Exercise instructions → Write the data out again, character for character, with no images.

Recorded data →
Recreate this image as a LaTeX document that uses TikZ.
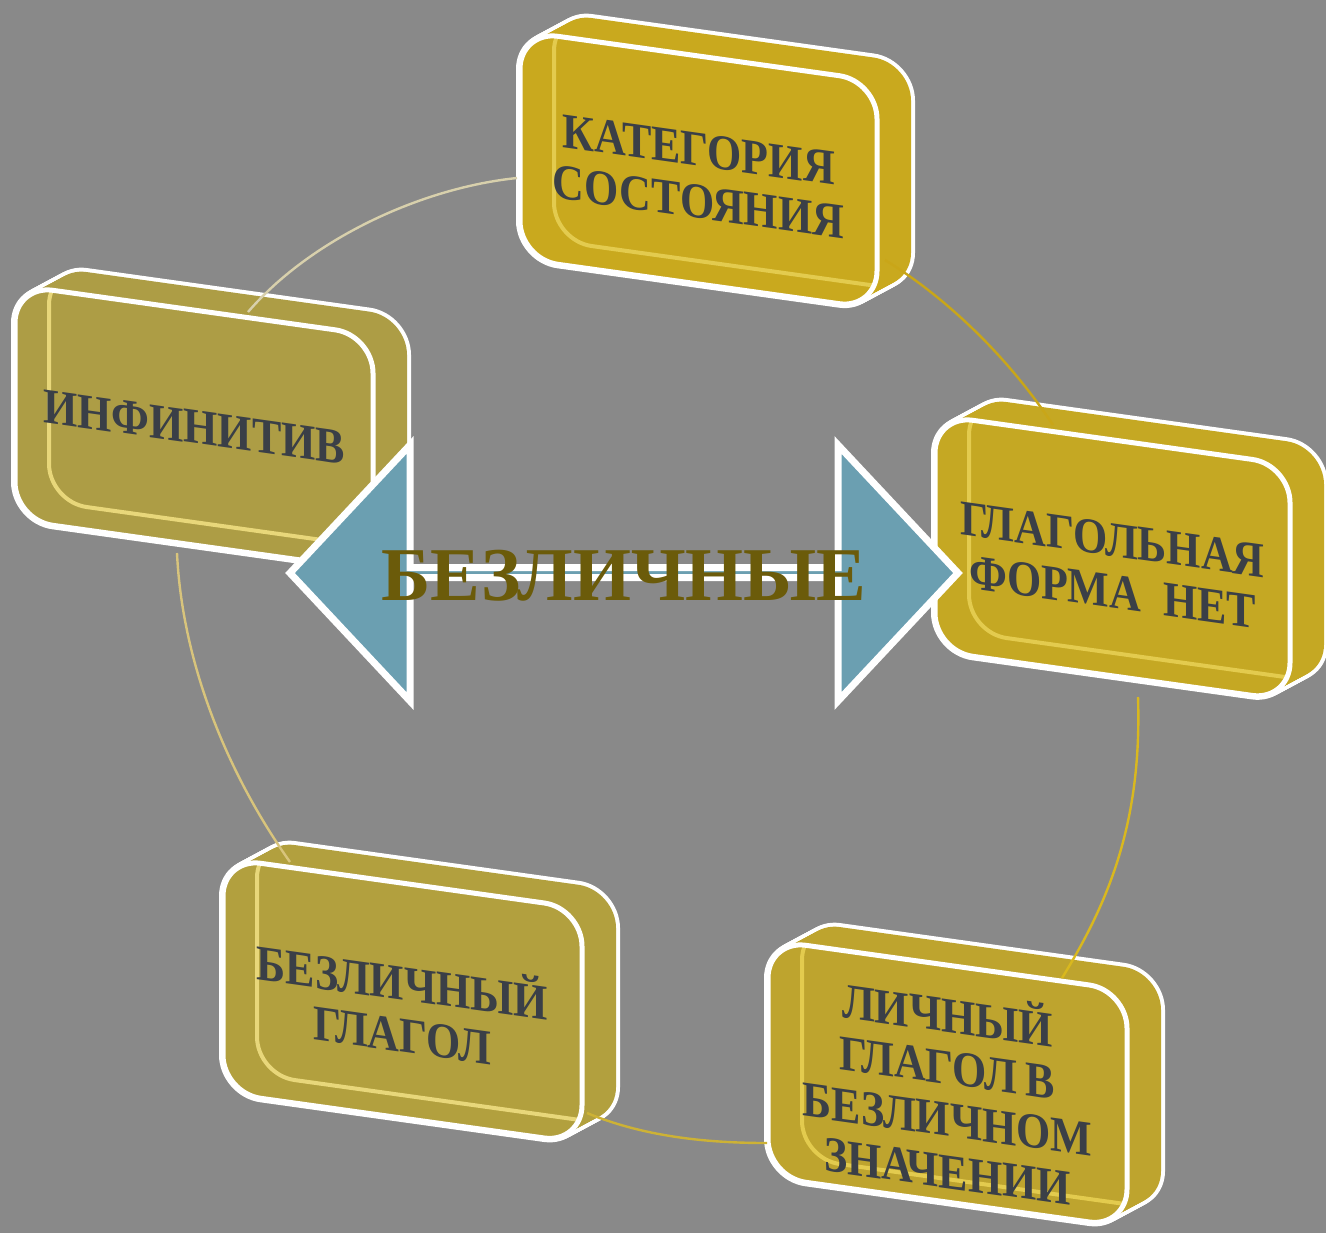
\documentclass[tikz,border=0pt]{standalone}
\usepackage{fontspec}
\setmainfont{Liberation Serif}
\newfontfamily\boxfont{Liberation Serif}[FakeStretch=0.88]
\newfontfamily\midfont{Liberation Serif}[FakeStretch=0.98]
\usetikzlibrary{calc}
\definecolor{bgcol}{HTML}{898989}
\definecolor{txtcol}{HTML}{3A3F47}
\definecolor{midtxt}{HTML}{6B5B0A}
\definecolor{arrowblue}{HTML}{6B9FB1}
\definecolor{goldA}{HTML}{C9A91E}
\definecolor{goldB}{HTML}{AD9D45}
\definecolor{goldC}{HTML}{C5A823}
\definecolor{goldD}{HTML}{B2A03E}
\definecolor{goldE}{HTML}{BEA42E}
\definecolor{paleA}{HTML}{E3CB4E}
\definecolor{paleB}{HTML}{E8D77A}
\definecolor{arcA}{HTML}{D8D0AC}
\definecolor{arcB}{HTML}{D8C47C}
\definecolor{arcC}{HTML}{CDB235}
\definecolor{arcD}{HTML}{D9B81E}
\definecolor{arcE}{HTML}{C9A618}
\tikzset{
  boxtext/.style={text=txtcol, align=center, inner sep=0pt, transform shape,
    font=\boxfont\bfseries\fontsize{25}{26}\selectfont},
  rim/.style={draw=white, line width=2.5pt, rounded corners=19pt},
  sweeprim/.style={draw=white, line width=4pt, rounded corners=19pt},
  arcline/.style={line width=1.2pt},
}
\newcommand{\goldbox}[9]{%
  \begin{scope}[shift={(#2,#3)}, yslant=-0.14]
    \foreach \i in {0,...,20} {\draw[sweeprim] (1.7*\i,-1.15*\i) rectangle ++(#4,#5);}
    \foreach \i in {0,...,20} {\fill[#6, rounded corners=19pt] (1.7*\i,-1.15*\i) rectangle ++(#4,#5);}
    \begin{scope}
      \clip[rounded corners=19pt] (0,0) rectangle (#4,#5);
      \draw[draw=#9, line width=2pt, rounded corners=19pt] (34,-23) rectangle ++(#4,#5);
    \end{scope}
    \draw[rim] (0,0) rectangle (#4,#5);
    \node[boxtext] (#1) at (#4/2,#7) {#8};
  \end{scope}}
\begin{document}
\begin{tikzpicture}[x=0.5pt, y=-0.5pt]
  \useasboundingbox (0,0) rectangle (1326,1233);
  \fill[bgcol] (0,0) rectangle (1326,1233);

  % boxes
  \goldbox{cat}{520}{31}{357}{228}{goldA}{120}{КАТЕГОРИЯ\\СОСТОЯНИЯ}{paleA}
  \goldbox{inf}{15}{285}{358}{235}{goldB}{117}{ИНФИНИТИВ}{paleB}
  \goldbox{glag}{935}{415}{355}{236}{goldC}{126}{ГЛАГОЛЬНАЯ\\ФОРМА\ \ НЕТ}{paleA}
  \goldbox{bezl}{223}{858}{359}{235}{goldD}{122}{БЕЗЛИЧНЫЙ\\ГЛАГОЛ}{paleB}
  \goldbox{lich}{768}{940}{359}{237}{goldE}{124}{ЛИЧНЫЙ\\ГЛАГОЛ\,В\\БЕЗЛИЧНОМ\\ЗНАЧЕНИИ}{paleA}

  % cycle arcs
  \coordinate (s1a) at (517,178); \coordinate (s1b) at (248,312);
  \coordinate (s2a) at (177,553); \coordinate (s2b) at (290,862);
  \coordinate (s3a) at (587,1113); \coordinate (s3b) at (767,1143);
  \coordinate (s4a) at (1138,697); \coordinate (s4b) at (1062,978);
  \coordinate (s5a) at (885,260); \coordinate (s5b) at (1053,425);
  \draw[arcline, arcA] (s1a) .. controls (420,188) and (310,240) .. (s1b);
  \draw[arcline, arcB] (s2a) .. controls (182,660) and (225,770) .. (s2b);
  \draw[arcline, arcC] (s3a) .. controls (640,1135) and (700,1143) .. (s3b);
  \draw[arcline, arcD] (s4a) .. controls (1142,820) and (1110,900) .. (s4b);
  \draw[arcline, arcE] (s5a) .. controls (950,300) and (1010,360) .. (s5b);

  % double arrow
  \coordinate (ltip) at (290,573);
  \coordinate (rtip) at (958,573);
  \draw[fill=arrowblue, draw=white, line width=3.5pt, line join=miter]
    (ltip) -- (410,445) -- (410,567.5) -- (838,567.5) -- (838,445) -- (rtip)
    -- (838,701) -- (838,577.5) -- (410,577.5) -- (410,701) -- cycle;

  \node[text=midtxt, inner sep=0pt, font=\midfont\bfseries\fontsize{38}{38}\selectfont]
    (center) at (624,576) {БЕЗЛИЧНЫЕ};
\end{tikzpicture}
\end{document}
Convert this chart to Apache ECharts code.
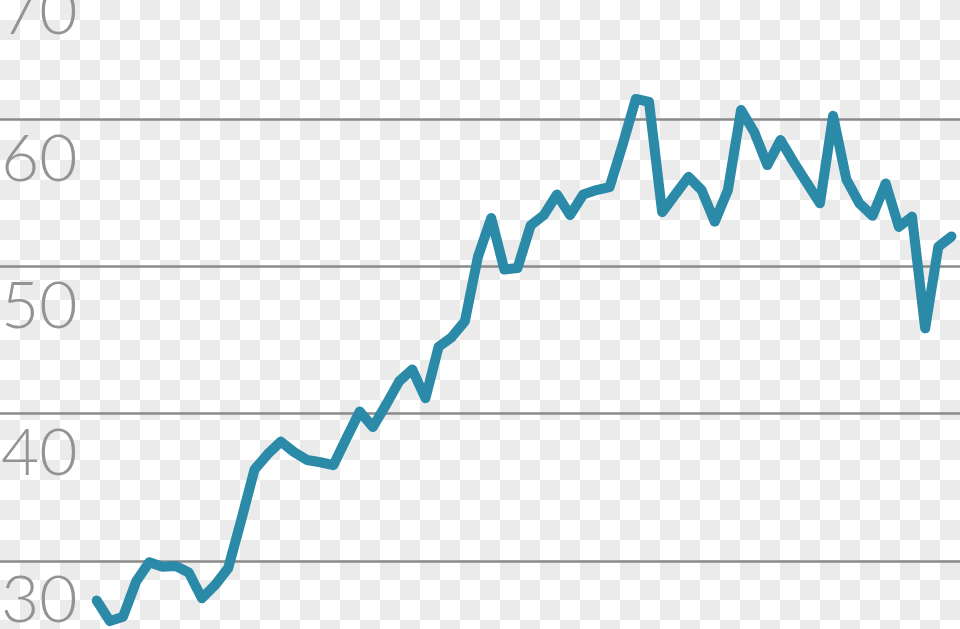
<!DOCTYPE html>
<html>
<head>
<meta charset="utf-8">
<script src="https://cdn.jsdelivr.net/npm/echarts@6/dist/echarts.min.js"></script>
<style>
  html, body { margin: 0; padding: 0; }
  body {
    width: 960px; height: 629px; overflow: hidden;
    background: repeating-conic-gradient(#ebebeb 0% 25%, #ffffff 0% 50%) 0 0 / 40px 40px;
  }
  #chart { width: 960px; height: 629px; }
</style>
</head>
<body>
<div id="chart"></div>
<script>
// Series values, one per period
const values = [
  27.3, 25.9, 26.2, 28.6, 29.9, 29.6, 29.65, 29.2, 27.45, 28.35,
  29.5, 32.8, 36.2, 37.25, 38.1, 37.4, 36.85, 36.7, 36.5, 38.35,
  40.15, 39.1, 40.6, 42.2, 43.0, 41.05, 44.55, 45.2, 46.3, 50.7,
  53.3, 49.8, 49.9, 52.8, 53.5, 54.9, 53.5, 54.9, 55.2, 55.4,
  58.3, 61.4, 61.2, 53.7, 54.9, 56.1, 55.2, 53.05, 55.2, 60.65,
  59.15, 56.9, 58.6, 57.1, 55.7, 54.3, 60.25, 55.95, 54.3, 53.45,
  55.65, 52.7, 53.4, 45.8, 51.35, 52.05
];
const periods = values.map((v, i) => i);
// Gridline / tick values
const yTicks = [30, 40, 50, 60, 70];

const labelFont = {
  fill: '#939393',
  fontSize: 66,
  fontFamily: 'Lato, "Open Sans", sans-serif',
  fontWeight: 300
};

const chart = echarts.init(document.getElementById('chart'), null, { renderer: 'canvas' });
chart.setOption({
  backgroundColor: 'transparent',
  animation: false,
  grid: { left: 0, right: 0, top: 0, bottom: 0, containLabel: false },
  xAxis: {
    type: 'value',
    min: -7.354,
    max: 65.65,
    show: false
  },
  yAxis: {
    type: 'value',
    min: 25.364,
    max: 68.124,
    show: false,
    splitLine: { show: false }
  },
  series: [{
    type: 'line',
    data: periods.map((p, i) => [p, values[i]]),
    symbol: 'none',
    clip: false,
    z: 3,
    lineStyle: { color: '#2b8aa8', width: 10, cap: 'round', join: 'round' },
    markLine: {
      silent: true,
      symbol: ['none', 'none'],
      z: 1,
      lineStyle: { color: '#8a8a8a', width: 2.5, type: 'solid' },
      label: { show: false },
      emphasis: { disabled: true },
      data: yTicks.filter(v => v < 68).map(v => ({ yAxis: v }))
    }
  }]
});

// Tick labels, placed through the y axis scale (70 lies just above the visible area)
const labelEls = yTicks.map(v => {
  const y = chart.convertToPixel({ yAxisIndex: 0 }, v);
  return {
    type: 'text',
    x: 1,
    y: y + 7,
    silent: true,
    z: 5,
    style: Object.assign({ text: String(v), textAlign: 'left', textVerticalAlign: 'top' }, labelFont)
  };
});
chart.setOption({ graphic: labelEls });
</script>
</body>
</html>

The result →
Recreate this image as a LaTeX document that uses TikZ.
\documentclass[tikz,border=0pt]{standalone}
\usepackage{fontspec}
\setmainfont{Liberation Serif}
\newfontfamily\boxfont{Liberation Serif}[FakeStretch=0.88]
\newfontfamily\midfont{Liberation Serif}[FakeStretch=0.98]
\usetikzlibrary{calc}
\definecolor{bgcol}{HTML}{898989}
\definecolor{txtcol}{HTML}{3A3F47}
\definecolor{midtxt}{HTML}{6B5B0A}
\definecolor{arrowblue}{HTML}{6B9FB1}
\definecolor{goldA}{HTML}{C9A91E}
\definecolor{goldB}{HTML}{AD9D45}
\definecolor{goldC}{HTML}{C5A823}
\definecolor{goldD}{HTML}{B2A03E}
\definecolor{goldE}{HTML}{BEA42E}
\definecolor{paleA}{HTML}{E3CB4E}
\definecolor{paleB}{HTML}{E8D77A}
\definecolor{arcA}{HTML}{D8D0AC}
\definecolor{arcB}{HTML}{D8C47C}
\definecolor{arcC}{HTML}{CDB235}
\definecolor{arcD}{HTML}{D9B81E}
\definecolor{arcE}{HTML}{C9A618}
\tikzset{
  boxtext/.style={text=txtcol, align=center, inner sep=0pt, transform shape,
    font=\boxfont\bfseries\fontsize{25}{26}\selectfont},
  rim/.style={draw=white, line width=2.5pt, rounded corners=19pt},
  sweeprim/.style={draw=white, line width=4pt, rounded corners=19pt},
  arcline/.style={line width=1.2pt},
}
\newcommand{\goldbox}[9]{%
  \begin{scope}[shift={(#2,#3)}, yslant=-0.14]
    \foreach \i in {0,...,20} {\draw[sweeprim] (1.7*\i,-1.15*\i) rectangle ++(#4,#5);}
    \foreach \i in {0,...,20} {\fill[#6, rounded corners=19pt] (1.7*\i,-1.15*\i) rectangle ++(#4,#5);}
    \begin{scope}
      \clip[rounded corners=19pt] (0,0) rectangle (#4,#5);
      \draw[draw=#9, line width=2pt, rounded corners=19pt] (34,-23) rectangle ++(#4,#5);
    \end{scope}
    \draw[rim] (0,0) rectangle (#4,#5);
    \node[boxtext] (#1) at (#4/2,#7) {#8};
  \end{scope}}
\begin{document}
\begin{tikzpicture}[x=0.5pt, y=-0.5pt]
  \useasboundingbox (0,0) rectangle (1326,1233);
  \fill[bgcol] (0,0) rectangle (1326,1233);

  % boxes
  \goldbox{cat}{520}{31}{357}{228}{goldA}{120}{КАТЕГОРИЯ\\СОСТОЯНИЯ}{paleA}
  \goldbox{inf}{15}{285}{358}{235}{goldB}{117}{ИНФИНИТИВ}{paleB}
  \goldbox{glag}{935}{415}{355}{236}{goldC}{126}{ГЛАГОЛЬНАЯ\\ФОРМА\ \ НЕТ}{paleA}
  \goldbox{bezl}{223}{858}{359}{235}{goldD}{122}{БЕЗЛИЧНЫЙ\\ГЛАГОЛ}{paleB}
  \goldbox{lich}{768}{940}{359}{237}{goldE}{124}{ЛИЧНЫЙ\\ГЛАГОЛ\,В\\БЕЗЛИЧНОМ\\ЗНАЧЕНИИ}{paleA}

  % cycle arcs
  \coordinate (s1a) at (517,178); \coordinate (s1b) at (248,312);
  \coordinate (s2a) at (177,553); \coordinate (s2b) at (290,862);
  \coordinate (s3a) at (587,1113); \coordinate (s3b) at (767,1143);
  \coordinate (s4a) at (1138,697); \coordinate (s4b) at (1062,978);
  \coordinate (s5a) at (885,260); \coordinate (s5b) at (1053,425);
  \draw[arcline, arcA] (s1a) .. controls (420,188) and (310,240) .. (s1b);
  \draw[arcline, arcB] (s2a) .. controls (182,660) and (225,770) .. (s2b);
  \draw[arcline, arcC] (s3a) .. controls (640,1135) and (700,1143) .. (s3b);
  \draw[arcline, arcD] (s4a) .. controls (1142,820) and (1110,900) .. (s4b);
  \draw[arcline, arcE] (s5a) .. controls (950,300) and (1010,360) .. (s5b);

  % double arrow
  \coordinate (ltip) at (290,573);
  \coordinate (rtip) at (958,573);
  \draw[fill=arrowblue, draw=white, line width=3.5pt, line join=miter]
    (ltip) -- (410,445) -- (410,567.5) -- (838,567.5) -- (838,445) -- (rtip)
    -- (838,701) -- (838,577.5) -- (410,577.5) -- (410,701) -- cycle;

  \node[text=midtxt, inner sep=0pt, font=\midfont\bfseries\fontsize{38}{38}\selectfont]
    (center) at (624,576) {БЕЗЛИЧНЫЕ};
\end{tikzpicture}
\end{document}
Convert this chart to Apache ECharts code.
<!DOCTYPE html>
<html>
<head>
<meta charset="utf-8">
<script src="https://cdn.jsdelivr.net/npm/echarts@6/dist/echarts.min.js"></script>
<style>
  html, body { margin: 0; padding: 0; }
  body {
    width: 960px; height: 629px; overflow: hidden;
    background: repeating-conic-gradient(#ebebeb 0% 25%, #ffffff 0% 50%) 0 0 / 40px 40px;
  }
  #chart { width: 960px; height: 629px; }
</style>
</head>
<body>
<div id="chart"></div>
<script>
// Series values, one per period
const values = [
  27.3, 25.9, 26.2, 28.6, 29.9, 29.6, 29.65, 29.2, 27.45, 28.35,
  29.5, 32.8, 36.2, 37.25, 38.1, 37.4, 36.85, 36.7, 36.5, 38.35,
  40.15, 39.1, 40.6, 42.2, 43.0, 41.05, 44.55, 45.2, 46.3, 50.7,
  53.3, 49.8, 49.9, 52.8, 53.5, 54.9, 53.5, 54.9, 55.2, 55.4,
  58.3, 61.4, 61.2, 53.7, 54.9, 56.1, 55.2, 53.05, 55.2, 60.65,
  59.15, 56.9, 58.6, 57.1, 55.7, 54.3, 60.25, 55.95, 54.3, 53.45,
  55.65, 52.7, 53.4, 45.8, 51.35, 52.05
];
const periods = values.map((v, i) => i);
// Gridline / tick values
const yTicks = [30, 40, 50, 60, 70];

const labelFont = {
  fill: '#939393',
  fontSize: 66,
  fontFamily: 'Lato, "Open Sans", sans-serif',
  fontWeight: 300
};

const chart = echarts.init(document.getElementById('chart'), null, { renderer: 'canvas' });
chart.setOption({
  backgroundColor: 'transparent',
  animation: false,
  grid: { left: 0, right: 0, top: 0, bottom: 0, containLabel: false },
  xAxis: {
    type: 'value',
    min: -7.354,
    max: 65.65,
    show: false
  },
  yAxis: {
    type: 'value',
    min: 25.364,
    max: 68.124,
    show: false,
    splitLine: { show: false }
  },
  series: [{
    type: 'line',
    data: periods.map((p, i) => [p, values[i]]),
    symbol: 'none',
    clip: false,
    z: 3,
    lineStyle: { color: '#2b8aa8', width: 10, cap: 'round', join: 'round' },
    markLine: {
      silent: true,
      symbol: ['none', 'none'],
      z: 1,
      lineStyle: { color: '#8a8a8a', width: 2.5, type: 'solid' },
      label: { show: false },
      emphasis: { disabled: true },
      data: yTicks.filter(v => v < 68).map(v => ({ yAxis: v }))
    }
  }]
});

// Tick labels, placed through the y axis scale (70 lies just above the visible area)
const labelEls = yTicks.map(v => {
  const y = chart.convertToPixel({ yAxisIndex: 0 }, v);
  return {
    type: 'text',
    x: 1,
    y: y + 7,
    silent: true,
    z: 5,
    style: Object.assign({ text: String(v), textAlign: 'left', textVerticalAlign: 'top' }, labelFont)
  };
});
chart.setOption({ graphic: labelEls });
</script>
</body>
</html>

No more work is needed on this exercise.